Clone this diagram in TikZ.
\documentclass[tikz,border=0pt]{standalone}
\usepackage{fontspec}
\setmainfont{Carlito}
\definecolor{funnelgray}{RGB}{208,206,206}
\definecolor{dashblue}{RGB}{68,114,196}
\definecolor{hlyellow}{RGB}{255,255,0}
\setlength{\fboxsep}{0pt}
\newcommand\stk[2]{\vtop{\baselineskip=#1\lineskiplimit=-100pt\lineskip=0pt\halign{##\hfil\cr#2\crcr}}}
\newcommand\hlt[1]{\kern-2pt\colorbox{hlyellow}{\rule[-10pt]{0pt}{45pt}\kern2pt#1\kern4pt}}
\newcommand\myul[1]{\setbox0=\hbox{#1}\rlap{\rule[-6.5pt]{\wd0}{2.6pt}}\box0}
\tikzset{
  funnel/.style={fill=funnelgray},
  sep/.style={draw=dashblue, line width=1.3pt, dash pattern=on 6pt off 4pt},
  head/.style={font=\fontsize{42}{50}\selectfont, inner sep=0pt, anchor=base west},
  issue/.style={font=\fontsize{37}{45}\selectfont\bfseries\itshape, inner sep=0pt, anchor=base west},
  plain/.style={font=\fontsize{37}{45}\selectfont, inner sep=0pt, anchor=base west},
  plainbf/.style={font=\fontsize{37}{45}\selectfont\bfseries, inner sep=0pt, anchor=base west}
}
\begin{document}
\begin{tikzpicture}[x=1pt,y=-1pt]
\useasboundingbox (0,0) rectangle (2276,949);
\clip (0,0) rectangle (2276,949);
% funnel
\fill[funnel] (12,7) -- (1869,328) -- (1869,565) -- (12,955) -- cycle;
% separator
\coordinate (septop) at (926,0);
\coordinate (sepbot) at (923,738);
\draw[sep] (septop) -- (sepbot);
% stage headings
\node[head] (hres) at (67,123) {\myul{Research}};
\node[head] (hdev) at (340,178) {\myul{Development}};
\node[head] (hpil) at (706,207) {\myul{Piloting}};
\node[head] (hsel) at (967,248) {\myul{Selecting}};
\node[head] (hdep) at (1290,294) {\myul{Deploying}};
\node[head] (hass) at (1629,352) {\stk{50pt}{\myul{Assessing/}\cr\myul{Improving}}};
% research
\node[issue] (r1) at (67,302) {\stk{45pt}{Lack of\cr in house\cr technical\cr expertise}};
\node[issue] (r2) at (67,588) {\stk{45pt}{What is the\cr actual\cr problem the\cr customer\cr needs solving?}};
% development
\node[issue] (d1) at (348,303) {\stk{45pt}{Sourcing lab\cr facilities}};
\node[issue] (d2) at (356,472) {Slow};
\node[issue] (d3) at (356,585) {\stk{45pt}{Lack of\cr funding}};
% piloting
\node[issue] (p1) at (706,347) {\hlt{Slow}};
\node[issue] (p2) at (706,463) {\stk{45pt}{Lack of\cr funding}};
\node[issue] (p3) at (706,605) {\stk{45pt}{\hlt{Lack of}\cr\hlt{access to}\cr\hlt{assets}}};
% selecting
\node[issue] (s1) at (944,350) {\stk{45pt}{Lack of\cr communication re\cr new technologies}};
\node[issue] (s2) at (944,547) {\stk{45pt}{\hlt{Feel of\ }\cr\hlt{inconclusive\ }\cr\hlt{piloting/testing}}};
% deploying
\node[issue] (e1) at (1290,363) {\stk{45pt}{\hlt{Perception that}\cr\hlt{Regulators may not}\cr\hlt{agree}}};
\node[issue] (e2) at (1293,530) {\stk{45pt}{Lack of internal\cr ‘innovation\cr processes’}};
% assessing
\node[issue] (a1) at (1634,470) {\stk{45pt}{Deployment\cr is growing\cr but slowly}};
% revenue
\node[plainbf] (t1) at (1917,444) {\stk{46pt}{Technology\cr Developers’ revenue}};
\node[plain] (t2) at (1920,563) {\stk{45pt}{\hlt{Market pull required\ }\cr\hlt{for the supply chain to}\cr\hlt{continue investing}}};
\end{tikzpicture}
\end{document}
______________________________
### [Written exercise]
Restate the data above exactly, keeping each word as it stands.

### [Output of the task]
Clone this diagram in TikZ.
\documentclass[tikz,border=0pt]{standalone}
\usepackage{fontspec}
\setmainfont{Carlito}
\definecolor{funnelgray}{RGB}{208,206,206}
\definecolor{dashblue}{RGB}{68,114,196}
\definecolor{hlyellow}{RGB}{255,255,0}
\setlength{\fboxsep}{0pt}
\newcommand\stk[2]{\vtop{\baselineskip=#1\lineskiplimit=-100pt\lineskip=0pt\halign{##\hfil\cr#2\crcr}}}
\newcommand\hlt[1]{\kern-2pt\colorbox{hlyellow}{\rule[-10pt]{0pt}{45pt}\kern2pt#1\kern4pt}}
\newcommand\myul[1]{\setbox0=\hbox{#1}\rlap{\rule[-6.5pt]{\wd0}{2.6pt}}\box0}
\tikzset{
  funnel/.style={fill=funnelgray},
  sep/.style={draw=dashblue, line width=1.3pt, dash pattern=on 6pt off 4pt},
  head/.style={font=\fontsize{42}{50}\selectfont, inner sep=0pt, anchor=base west},
  issue/.style={font=\fontsize{37}{45}\selectfont\bfseries\itshape, inner sep=0pt, anchor=base west},
  plain/.style={font=\fontsize{37}{45}\selectfont, inner sep=0pt, anchor=base west},
  plainbf/.style={font=\fontsize{37}{45}\selectfont\bfseries, inner sep=0pt, anchor=base west}
}
\begin{document}
\begin{tikzpicture}[x=1pt,y=-1pt]
\useasboundingbox (0,0) rectangle (2276,949);
\clip (0,0) rectangle (2276,949);
% funnel
\fill[funnel] (12,7) -- (1869,328) -- (1869,565) -- (12,955) -- cycle;
% separator
\coordinate (septop) at (926,0);
\coordinate (sepbot) at (923,738);
\draw[sep] (septop) -- (sepbot);
% stage headings
\node[head] (hres) at (67,123) {\myul{Research}};
\node[head] (hdev) at (340,178) {\myul{Development}};
\node[head] (hpil) at (706,207) {\myul{Piloting}};
\node[head] (hsel) at (967,248) {\myul{Selecting}};
\node[head] (hdep) at (1290,294) {\myul{Deploying}};
\node[head] (hass) at (1629,352) {\stk{50pt}{\myul{Assessing/}\cr\myul{Improving}}};
% research
\node[issue] (r1) at (67,302) {\stk{45pt}{Lack of\cr in house\cr technical\cr expertise}};
\node[issue] (r2) at (67,588) {\stk{45pt}{What is the\cr actual\cr problem the\cr customer\cr needs solving?}};
% development
\node[issue] (d1) at (348,303) {\stk{45pt}{Sourcing lab\cr facilities}};
\node[issue] (d2) at (356,472) {Slow};
\node[issue] (d3) at (356,585) {\stk{45pt}{Lack of\cr funding}};
% piloting
\node[issue] (p1) at (706,347) {\hlt{Slow}};
\node[issue] (p2) at (706,463) {\stk{45pt}{Lack of\cr funding}};
\node[issue] (p3) at (706,605) {\stk{45pt}{\hlt{Lack of}\cr\hlt{access to}\cr\hlt{assets}}};
% selecting
\node[issue] (s1) at (944,350) {\stk{45pt}{Lack of\cr communication re\cr new technologies}};
\node[issue] (s2) at (944,547) {\stk{45pt}{\hlt{Feel of\ }\cr\hlt{inconclusive\ }\cr\hlt{piloting/testing}}};
% deploying
\node[issue] (e1) at (1290,363) {\stk{45pt}{\hlt{Perception that}\cr\hlt{Regulators may not}\cr\hlt{agree}}};
\node[issue] (e2) at (1293,530) {\stk{45pt}{Lack of internal\cr ‘innovation\cr processes’}};
% assessing
\node[issue] (a1) at (1634,470) {\stk{45pt}{Deployment\cr is growing\cr but slowly}};
% revenue
\node[plainbf] (t1) at (1917,444) {\stk{46pt}{Technology\cr Developers’ revenue}};
\node[plain] (t2) at (1920,563) {\stk{45pt}{\hlt{Market pull required\ }\cr\hlt{for the supply chain to}\cr\hlt{continue investing}}};
\end{tikzpicture}
\end{document}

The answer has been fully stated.